Petrified is about a journey of hope. The light bouncing off Gabe as he fights getting turned to stone means that he will survive. The paper he's holding is the source and reason of his journey. It holds all his hope. Artist Amber Rendon designed it to capture the interest of teen readers and it always does. Incredibly powerful magic.

The cover for Ghosts on the Prairies reminds me of my childhood. I used to hold books after I read them, to figure out why the artist put this or that on the cover, as if it was my final moment with the book. It gives me an artistic joy when I see Ghosts on the Prairies, that makes me feel like others "get the story". Every thing on it is symbolic to me. The artist, Alison Buck did a wonderful job tapping into the story, the themes, and the emotions it evokes.

So of course, when these girls asked about it, I explained what everything meant to me. I talked about Antoine's journey from dark to light, the explosions and fires, the tunnels... Lost in the magic, I missed the wolf, the center, as he stands in the light of hope. And so they pointed to it, curious.

I rightly explained how the hero had killed this wolf after it had killed his little sister. How the wolf was haunting him until he learnt something very important from it. And that this wolf was one of the ghosts in the story, but that there are many other types of ghosts.

They held the books, each one had a different one, and I saw the magic in their eyes, the same magic I had as a child when I discovered a secret on the cover I had dismissed before reading it. It was so moving to see them, I went home and held some books. I didn't read them, I just studied the covers to see if they spoke to me. I went on amazon and did the same. It's not the same looking at covers on the computer as holding that book in your hand. I got thinking about how I miss that part. Using my Kindle is nice, but I miss holding the book before I open it and studying the cover to see if any of the secrets on it are revealed yet.

What type of covers stir emotions in you? Do you look at a cover differently after you read the book? Do you find a difference between holding a book and reading it on your ereader? Do you miss seeing the cover every time you pick it up?
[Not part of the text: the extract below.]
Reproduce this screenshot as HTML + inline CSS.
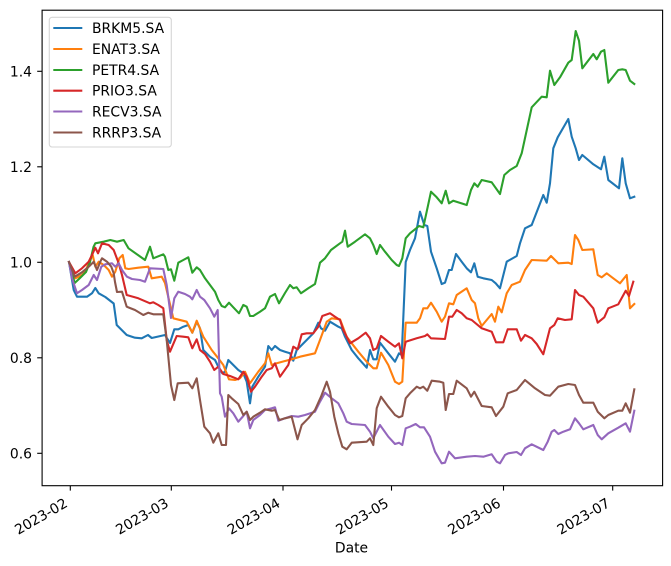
<!DOCTYPE html>
<html><head><meta charset="utf-8"><style>
html,body{margin:0;padding:0;background:#fff;}
svg{display:block;}
text{font-family:"DejaVu Sans","Liberation Sans",sans-serif;font-size:13.9px;fill:#000;}
</style></head><body>
<svg width="671" height="566" viewBox="0 0 671 566" xmlns="http://www.w3.org/2000/svg">
<rect x="0" y="0" width="671" height="566" fill="#fff"/>
<g fill="none" stroke-width="2.1" stroke-linejoin="round" stroke-linecap="square">
<polyline stroke="#1f77b4" points="69,262 73.7,290 77,296.7 87,296.7 92,293.3 95.3,288 98.7,293.3 105.3,297 113.7,303.5 116.7,325 126.7,335 135,337.7 141.7,338.3 148,335 151.7,338 165,335 170,343 174.3,329.3 178.3,329.3 183.3,326.7 188.3,325 192.3,332.7 196.7,321.7 200,328.3 203.3,350 210,356.7 215,360 218.3,366.7 222.3,373.3 225,371.7 228.3,360 233.3,365 238.3,370 243.3,373.3 246.7,381.7 250,403.3 252.3,386.7 258.3,376.7 265,366.7 268.3,346 271.7,350 275,346 280,350 285,351.7 290,353.3 293.3,360.7 296.7,350 300,346.7 306.7,340 313.3,333.3 318.3,322.7 321,328.3 325,330.7 330,321.7 338.3,326.7 341.7,328.3 345,336.7 351.7,350 358.3,358.3 366.7,367.7 370,350 373.3,359.3 376.7,359.3 380,342.7 388.3,353.3 395,361.7 399,353.3 401.7,355 405.7,262 410,250 415,238.3 420,211.7 424.3,225 427.3,226 431,251.7 436.7,268.3 441.7,284 445,282.7 449,270 451.7,270 456,254 461.7,261.7 466.7,268.3 471,272.3 474.3,263.3 477.7,276.7 483.3,278.3 491.7,280 495.7,283.3 500,288.3 506.7,261.7 516.7,256 520,243.3 525,228.3 531.7,225 543.3,195 546.7,202.7 550,183.3 553.3,148.3 557.7,137.3 568.3,119 571.7,136.7 575.7,148.3 579,160 582.3,155 593.3,164.3 601,169.3 604.3,156.7 608.3,180 619,188.3 622.3,158.3 625.7,183.3 630,198.3 634.3,196.7"/>
<polyline stroke="#ff7f0e" points="69,262 75.3,278.3 82,275 85.3,271.7 89.3,261.7 92.7,255 95.3,266.7 98.7,261.7 103.7,265 108.7,270 112,276.7 115.3,271.7 119.3,258.3 122.7,255 125.3,268.3 128.7,269 138.3,267.7 148.3,266.7 151.7,278.3 161.7,276.7 165,283 169,300 173.3,318.3 186.7,321.7 192.3,332.7 196.7,320.7 203.3,336.7 211.7,350 218.3,358.3 223.3,365 229,379.3 235,380 240,378.3 245,371.7 250,383.3 258.3,371.7 265,363.3 268.3,353.3 271.7,365 276.7,363.3 285,361 291.7,359.3 300,356.7 315,353.3 320,340 326.7,321.7 331.7,318.3 340,319.3 346.7,336.7 351.7,343.3 358.3,351.7 366.7,361.7 373.3,368.3 376.7,368.3 381,352.7 388.3,365 395,381.7 399,384 402.3,381.7 405.7,322.7 416.7,322.7 420,318.3 423.3,308.3 427.3,308.3 431,302.7 436.7,311.7 441.7,321.7 445,316.7 449,303.3 453.3,304.3 456.7,295 466.7,288.3 471.7,300 475,303.3 478.3,318.3 481.7,326 491.7,314 495,321.7 498.3,306.7 501.7,312.3 506.7,293.3 511.7,285 520,281.7 525,270 531.7,260 546.7,260.7 551,256 558.3,263.3 568.3,262.7 571.7,264 575,235 578.3,240 582.3,250 593.3,249.3 597.7,275 601.7,277.3 606.7,273.3 613.3,278.3 620,283.3 626.7,275 630,308.3 634.3,304"/>
<polyline stroke="#2ca02c" points="69,262 74.7,283 80,278 86,272 90,262 93.5,247 95.3,243.3 103.7,241.7 110.3,240 117,241.7 123.7,240 128.5,248.3 145,260 150,246.7 153.3,258.3 163.3,254.3 165,256.7 168.3,270 171,269.3 174.3,280.7 178.3,262.7 183.3,260 188.3,257.3 192.3,272.7 196.7,267.3 200,270 205,278.3 210,285 215,291.7 218.3,300 221.7,306 225,307.3 229,302.7 233.3,307.3 239,313.3 243.3,305 246.7,306.7 250,316 253.3,316 260,311.7 265,308.3 270,296.7 275,294 279,303.3 285,293 290,285 293.3,288.3 296.7,287.3 301,293.3 308.3,288.3 315,284 320,262.7 325,258.3 331,250 340,243.3 342.3,241.7 345,230.7 347.7,246.7 355,241.7 365,234.3 370,238.3 373.3,245 376.7,254 380,245 385,251.7 391.7,260 396.7,265 399,266 402.3,258.3 405.7,238.3 410,233.3 415,229.3 419,226 423.3,227.3 431,191.7 436.7,197.3 441.7,203.3 445.7,190.7 449,203.3 453.3,200.7 466.7,205 471,190 474.3,183.3 477.7,186.7 481.7,180 491.7,182.3 500,194 504.3,175 510,170 516.7,166 521.7,153.3 531.7,107.3 541.7,96.7 546.7,97.3 550,70.7 554.3,85 560,77.3 568.3,62.7 571.7,60 575.7,31 579,40.7 582.3,68.3 593.3,54 596.7,59.3 601,51.7 604.3,50 608.3,82.7 618.3,70 622.3,69.3 625.7,70 630,80.7 634.3,84"/>
<polyline stroke="#d62728" points="69,262 75.3,273.3 82,268.3 88.7,261.7 92,255 95.3,247.7 98,253.3 102,243.3 108.7,245 113.7,250 118.7,263.3 122,275 126.7,295 138.3,298.3 150,303.3 153.3,302.3 158.3,305 163.3,308.3 166.7,340 170,351.7 176.7,336 183.3,336.7 188.3,337.3 192.3,348.3 196.7,339.3 200,350 205,354 210,361.7 214.3,370 218.3,366.7 223.3,374 230,376 238.3,379.3 243.3,371.7 246.7,376.7 251,391.7 255,386.7 261.7,376.7 266.7,370 271.7,368.3 275,363.3 280,376.7 288.3,365 293.3,346.7 297.7,349.3 301.7,334.3 306.7,333.3 313.3,333.3 318.3,326.7 322.3,316 330,313.3 335,316.7 340,320 343.3,330 350,343.3 358.3,338.3 365.7,332.7 370,338.3 373.3,350 376.7,348.3 381,336 388.3,341.7 395,346.7 399,343.3 402.3,358.3 405.7,341.7 416.7,338.3 425,336 427.3,334.3 431,338.3 445,339 449,316.7 452.3,316.7 456.7,310 461.7,313.3 466.7,318.3 471.7,320 481.7,328.3 491.7,331.7 496,342.3 503.3,342.3 507.7,329.3 516.7,329.3 521,340.7 525,335 531.7,338.3 536.7,344 543.3,354.3 550,328.3 554.3,325 557.7,318.3 565,320 571.7,319.3 575,290 579,295 583.3,296.7 593.3,308.3 597.7,322.7 604.3,317.3 608.3,308.3 618.3,304.3 625.7,290.7 629,296 633.3,281.7"/>
<polyline stroke="#9467bd" points="69,262 72,278.3 77,293.3 82,290 88.7,285 93.7,275 97,280 101.3,266.7 105.3,264.3 112,263.3 115.3,266.7 118.7,263.3 122,270 127,276.7 132,279 140,280 145,281.7 150,268.3 163.3,269 166.7,285 171,318 174.3,298.3 178.3,291.7 185,294 190,296.7 192.3,299.3 196.7,290 200,296.7 204.3,300 210,308.3 214.3,316.7 217.7,310 220,393.3 221.7,396.7 225,416.7 229,408.3 233.3,413.3 238.3,421.7 243.3,416 246.7,411.7 250,428.3 253.3,420 260,415 265,410 271.7,408.3 275,407.3 278.3,420.7 285,418.3 291.7,416 298.3,416.7 305,415 315,411.7 320,401.7 325,392.7 331.7,398.3 338.3,403.3 343.3,413.3 346.7,421.7 351.7,424 365,425 370,431.7 373.3,438.3 380,425 388.3,436.7 395,444 399,442.7 402.3,445 405.7,428.3 410,426.7 415.7,424 420,427.3 424,427.3 430,436.7 435,451.7 441.7,463.3 445,462.7 449,451.7 455,458.3 466.7,456.7 475,456 483.3,456.7 491.7,454.3 496.7,461.7 500,463.3 505,455 508.3,453.3 516.7,452 521,455 525,448.3 531.7,444.3 543.3,450 547.7,441.7 551.7,431.7 554.3,430 558.3,434 563.3,431.7 570,429.3 575,418.3 579,423.3 583.3,429.3 593.3,425 597.7,435 601.7,439.3 608.3,433.3 618.3,427.7 625.7,423.3 630,431.7 634.3,410.7"/>
<polyline stroke="#8c564b" points="69,262 74.7,276.7 82,272.3 88.7,266.7 93.7,261.7 97,270 100.3,261.7 102,258.3 107,261.7 111.3,266.7 113.7,273.3 115,282 117,292 122,291.7 126.7,306.7 135,310 143.3,315 148.3,312.7 153.3,314.3 163.3,314.3 166.7,340 168.3,356.7 171,385 174.3,400 177.7,383.3 188.3,382.7 192.3,388.3 196.7,378.3 200,400 204.3,426.7 210,433.3 213.3,442.7 218.3,433.3 221.7,445 226,445 228.3,395 231.7,398.3 238.3,404 243.3,415 246.7,411.7 250,420 253.3,416.7 260,412.7 265,409.3 271.7,410.7 275,410 279.3,420 285,418.3 291.7,416.7 297.5,439.3 301.7,425 308.3,418.3 315,410 321,396.7 326.7,381.7 330,391.7 334.3,416.7 338.3,433.3 342.3,446.7 346.7,449.3 351.7,442.7 366.7,441.7 370,438.3 373.3,445 376.7,408.3 381,396.7 388.3,406.7 395,415 399,417.3 402.3,416 405.7,398.3 410,393.3 416.7,386.7 420,388.3 423.3,386.7 427.3,390.7 431.7,380.7 440,381.7 443.3,382.7 445.7,410 449,394 453.3,394 456.7,380.7 466.7,388.3 471,396.7 474.3,391.7 481.7,406 491.7,407.3 496,416 503.3,406.7 507.7,393.3 516.7,390 525,380 535,388.3 545,395 550,395.7 558.3,386.7 568.3,384 575,385 579,395 583.3,402.7 593.3,402.7 597.7,411.7 604.3,418.3 608.3,415 618.3,410.7 622.3,410.7 625.7,403.3 630,412.7 634.3,389.3"/>
</g>
<!-- axes frame -->
<rect x="42.1" y="10.2" width="620.5" height="475.5" fill="none" stroke="#000" stroke-width="1.1"/>
<!-- y ticks -->
<g stroke="#000" stroke-width="1.1">
<line x1="37.2" y1="453.3" x2="42.1" y2="453.3"/>
<line x1="37.2" y1="357.8" x2="42.1" y2="357.8"/>
<line x1="37.2" y1="262.3" x2="42.1" y2="262.3"/>
<line x1="37.2" y1="166.8" x2="42.1" y2="166.8"/>
<line x1="37.2" y1="71.3" x2="42.1" y2="71.3"/>
<line x1="70.3" y1="485.7" x2="70.3" y2="490.6"/>
<line x1="171.3" y1="485.7" x2="171.3" y2="490.6"/>
<line x1="283" y1="485.7" x2="283" y2="490.6"/>
<line x1="391.5" y1="485.7" x2="391.5" y2="490.6"/>
<line x1="503.5" y1="485.7" x2="503.5" y2="490.6"/>
<line x1="612.7" y1="485.7" x2="612.7" y2="490.6"/>
</g>
<g text-anchor="end">
<text x="32" y="458.3">0.6</text>
<text x="32" y="362.8">0.8</text>
<text x="32" y="267.3">1.0</text>
<text x="32" y="171.8">1.2</text>
<text x="32" y="76.3">1.4</text>
<text x="68.5" y="506" transform="rotate(-30 68.5 506)">2023-02</text>
<text x="169.5" y="506" transform="rotate(-30 169.5 506)">2023-03</text>
<text x="281.2" y="506" transform="rotate(-30 281.2 506)">2023-04</text>
<text x="389.7" y="506" transform="rotate(-30 389.7 506)">2023-05</text>
<text x="501.7" y="506" transform="rotate(-30 501.7 506)">2023-06</text>
<text x="610.9" y="506" transform="rotate(-30 610.9 506)">2023-07</text>
</g>
<text x="351.5" y="552.7" text-anchor="middle">Date</text>
<!-- legend -->
<rect x="49.3" y="17.3" width="122" height="129.7" rx="2.8" ry="2.8" fill="#fff" fill-opacity="0.8" stroke="#d6d6d6" stroke-width="1.1"/>
<g stroke-width="2.1">
<line x1="53.3" y1="28" x2="82.3" y2="28" stroke="#1f77b4"/>
<line x1="53.3" y1="49" x2="82.3" y2="49" stroke="#ff7f0e"/>
<line x1="53.3" y1="70" x2="82.3" y2="70" stroke="#2ca02c"/>
<line x1="53.3" y1="90.7" x2="82.3" y2="90.7" stroke="#d62728"/>
<line x1="53.3" y1="111.5" x2="82.3" y2="111.5" stroke="#9467bd"/>
<line x1="53.3" y1="132.5" x2="82.3" y2="132.5" stroke="#8c564b"/>
</g>
<text x="92" y="33">BRKM5.SA</text>
<text x="92" y="54">ENAT3.SA</text>
<text x="92" y="75">PETR4.SA</text>
<text x="92" y="95.7">PRIO3.SA</text>
<text x="92" y="116.5">RECV3.SA</text>
<text x="92" y="137.5">RRRP3.SA</text>
</svg>
</body></html>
Have you ever found a cover misleading? OH! And what do you think about those new covers that have scenes from the movie!?


Richard Hughes said...

Both your book covers relate very well to the stories told. Petrified is particularly bold and fits the constant struggles the characters go through. Ghost on the Prairies is particularly beautiful, and relates well to the beauty of the story itself.

No doubt about it, book covers are important and take a lot of thought to create.

Author R. Mac Wheeler said...

ahhh...your key question...the misleading cover.

Makes me think of the cover for 'Twilight'

Tanya Lynne Reimer said...

It's an impressive talent for sure. One I do appreciate.

Suzi said...

That's a very cool experience.

It's fun to be able to figure out why something in the cover is there. And on the flip side, sometimes you wonder what the heck the cover has to do with anything in the book. Which is probably why often authors are not happy with their publisher chosen covers. :)

Misha Gericke said...

I think a lot of covers done in Trade Publishing are misleading, since the author doesn't have as much input into what has meaning and what doesn't.

That said, I've found that something that definitely changed the way I look at covers is making my own.